**Records for the task:**
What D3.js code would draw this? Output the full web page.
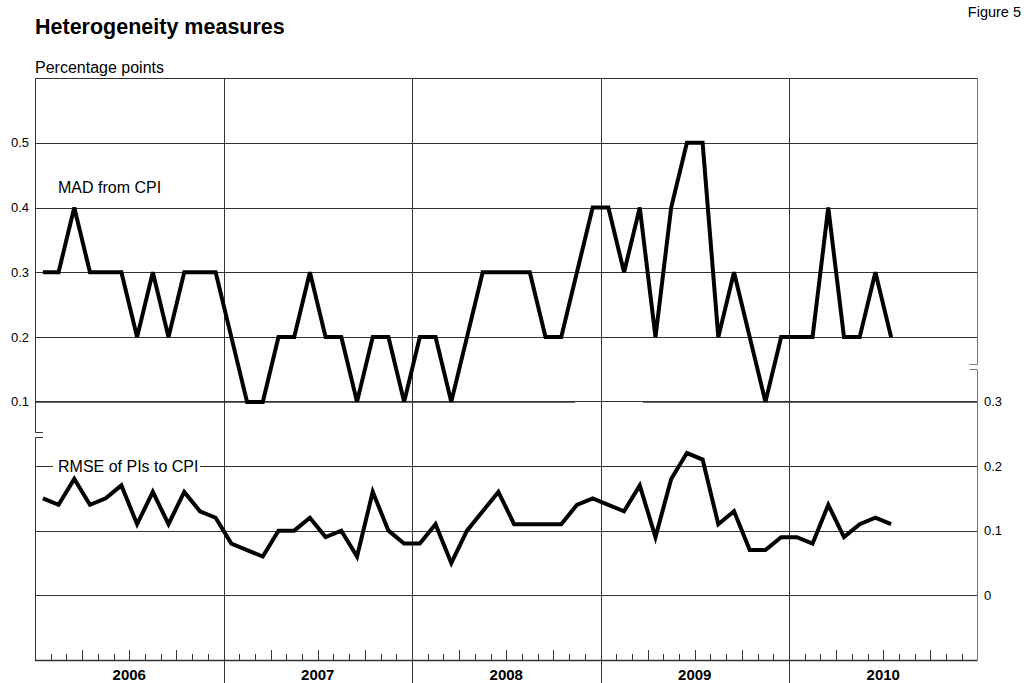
<!DOCTYPE html>
<html>
<head>
<meta charset="utf-8">
<script src="https://cdn.jsdelivr.net/npm/d3@7"></script>
<style>
  body { margin: 0; background: #fff; }
  svg { display: block; font-family: "Liberation Sans", Arial, sans-serif; }
</style>
</head>
<body>
<div id="chart"></div>
<script>
// data: monthly, Jan 2006 - Jul 2010
const YEARS = ["2006", "2007", "2008", "2009", "2010"]
const MAD = [
  0.3, 0.3, 0.4, 0.3, 0.3, 0.3, 0.2, 0.3, 0.2, 0.3, 0.3, 0.3,
  0.2, 0.1, 0.1, 0.2, 0.2, 0.3, 0.2, 0.2, 0.1, 0.2, 0.2, 0.1,
  0.2, 0.2, 0.1, 0.2, 0.3, 0.3, 0.3, 0.3, 0.2, 0.2, 0.3, 0.4,
  0.4, 0.3, 0.4, 0.2, 0.4, 0.5, 0.5, 0.2, 0.3, 0.2, 0.1, 0.2,
  0.2, 0.2, 0.4, 0.2, 0.2, 0.3, 0.2,
]
const RMSE = [
  0.15, 0.14, 0.18, 0.14, 0.15, 0.17, 0.11, 0.16, 0.11, 0.16, 0.13, 0.12,
  0.08, 0.07, 0.06, 0.10, 0.10, 0.12, 0.09, 0.10, 0.06, 0.16, 0.10, 0.08,
  0.08, 0.11, 0.05, 0.10, 0.13, 0.16, 0.11, 0.11, 0.11, 0.11, 0.14, 0.15,
  0.14, 0.13, 0.17, 0.09, 0.18, 0.22, 0.21, 0.11, 0.13, 0.07, 0.07, 0.09,
  0.09, 0.08, 0.14, 0.09, 0.11, 0.12, 0.11,
]
const LEFT_TICKS = [0.1, 0.2, 0.3, 0.4, 0.5]
const RIGHT_TICKS = [0, 0.1, 0.2, 0.3]

const width = 1024
const height = 683
const plotLeft = 35
const plotRight = 977.5
const plotTop = 78
const plotBottom = 660

const svg = d3.select("#chart").append("svg")
  .attr("width", width)
  .attr("height", height)

// scales
const x = d3.scaleLinear().domain([0, YEARS.length * 12]).range([plotLeft, plotRight])
const yL = d3.scaleLinear().domain([-0.3, 0.6]).range([661, plotTop])
const yR = d3.scaleLinear().domain([-0.1, 0.8]).range([plotBottom, plotTop])

const grid = svg.append("g").attr("stroke", "#333").attr("stroke-width", 1)

// left-scale gridlines (0.1 has a gap)
LEFT_TICKS.forEach((v) => {
  const yy = Math.round(yL(v)) + 0.5
  if (v === 0.1) {
    grid.append("line").attr("x1", plotLeft).attr("x2", 575).attr("y1", yy).attr("y2", yy).attr("stroke", "#666")
    grid.append("line").attr("x1", 643).attr("x2", plotRight).attr("y1", yy).attr("y2", yy).attr("stroke", "#666")
  } else {
    grid.append("line").attr("x1", plotLeft).attr("x2", plotRight).attr("y1", yy).attr("y2", yy)
  }
})

// right-scale gridlines (0.2 is broken by the label)
RIGHT_TICKS.forEach((v) => {
  const yy = Math.round(yR(v)) + 0.5
  if (v === 0.2) {
    grid.append("line").attr("x1", plotLeft).attr("x2", 53).attr("y1", yy).attr("y2", yy)
    grid.append("line").attr("x1", 200).attr("x2", plotRight).attr("y1", yy).attr("y2", yy)
  } else {
    grid.append("line").attr("x1", plotLeft).attr("x2", plotRight).attr("y1", yy).attr("y2", yy)
  }
})

// year separators
d3.range(1, YEARS.length).forEach((k) => {
  const xx = Math.round(x(k * 12)) + 0.5
  grid.append("line").attr("x1", xx).attr("x2", xx).attr("y1", plotTop).attr("y2", height)
})

// frame: top, bottom, and broken side axes
const frame = svg.append("g").attr("stroke", "#333").attr("fill", "none").attr("stroke-width", 1)
frame.append("line").attr("x1", plotLeft).attr("x2", plotRight).attr("y1", plotTop + 0.5).attr("y2", plotTop + 0.5)
frame.append("line").attr("x1", plotLeft).attr("x2", plotRight).attr("y1", plotBottom + 0.5).attr("y2", plotBottom + 0.5).attr("stroke-width", 1.5)
frame.append("path").attr("d", `M${plotLeft + 8},432.5H${plotLeft + 0.5}V${plotTop}`)
frame.append("path").attr("d", `M${plotLeft + 8},437.5H${plotLeft + 0.5}V${plotBottom}`)
frame.append("path").attr("stroke", "#777").attr("d", `M${plotRight - 8},364.5H${plotRight}V${plotTop}`)
frame.append("path").attr("stroke", "#777").attr("d", `M${plotRight - 8},369.5H${plotRight}V${plotBottom}`)

// month ticks on bottom axis
d3.range(0, YEARS.length * 12).filter((m) => m % 12 !== 0).forEach((m) => {
  const xx = Math.round(x(m)) + 0.5
  const len = m % 3 === 0 ? 10 : 6
  frame.append("line").attr("x1", xx).attr("x2", xx).attr("y1", plotBottom).attr("y2", plotBottom - len)
})

// tick labels
svg.append("g").selectAll("text").data(LEFT_TICKS).join("text")
  .attr("x", 29).attr("y", (d) => yL(d)).attr("dy", "0.35em")
  .attr("text-anchor", "end").attr("font-size", 13)
  .text((d) => d3.format(".1f")(d))

svg.append("g").selectAll("text").data(RIGHT_TICKS).join("text")
  .attr("x", 984).attr("y", (d) => yR(d)).attr("dy", "0.35em")
  .attr("font-size", 13)
  .text((d) => (d === 0 ? "0" : d3.format(".1f")(d)))

svg.append("g").selectAll("text").data(YEARS).join("text")
  .attr("x", (d, i) => x(i * 12 + 6)).attr("y", 680)
  .attr("text-anchor", "middle").attr("font-size", 15).attr("font-weight", "bold")
  .text((d) => d)

// series lines
const xm = (d, i) => x(i + 0.5)
svg.append("path").datum(MAD)
  .attr("fill", "none").attr("stroke", "#000").attr("stroke-width", 4).attr("stroke-linejoin", "miter")
  .attr("d", d3.line().x(xm).y((d) => yL(d)))
svg.append("path").datum(RMSE)
  .attr("fill", "none").attr("stroke", "#000").attr("stroke-width", 4).attr("stroke-linejoin", "miter")
  .attr("d", d3.line().x(xm).y((d) => yR(d)))

// texts
svg.append("text").attr("x", 35).attr("y", 34)
  .attr("font-size", 21.5).attr("font-weight", "bold").text("Heterogeneity measures")
svg.append("text").attr("x", 1021).attr("y", 17).attr("text-anchor", "end")
  .attr("font-size", 14.5).text("Figure 5")
svg.append("text").attr("x", 35).attr("y", 73).attr("font-size", 16).text("Percentage points")
svg.append("text").attr("x", 58).attr("y", 193).attr("font-size", 16).text("MAD from CPI")
svg.append("text").attr("x", 58).attr("y", yR(0.2)).attr("dy", "0.36em").attr("font-size", 16).text("RMSE of PIs to CPI")
</script>
</body>
</html>
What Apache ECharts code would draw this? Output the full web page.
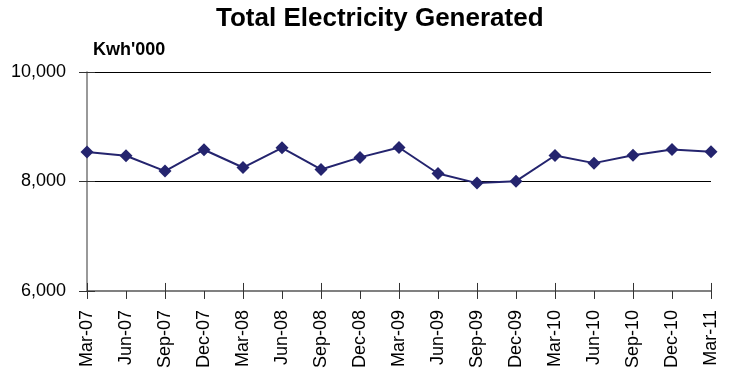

**Task instructions:** Tell how many lines include "What". The number is the whole answer.

**Worked answer:** 2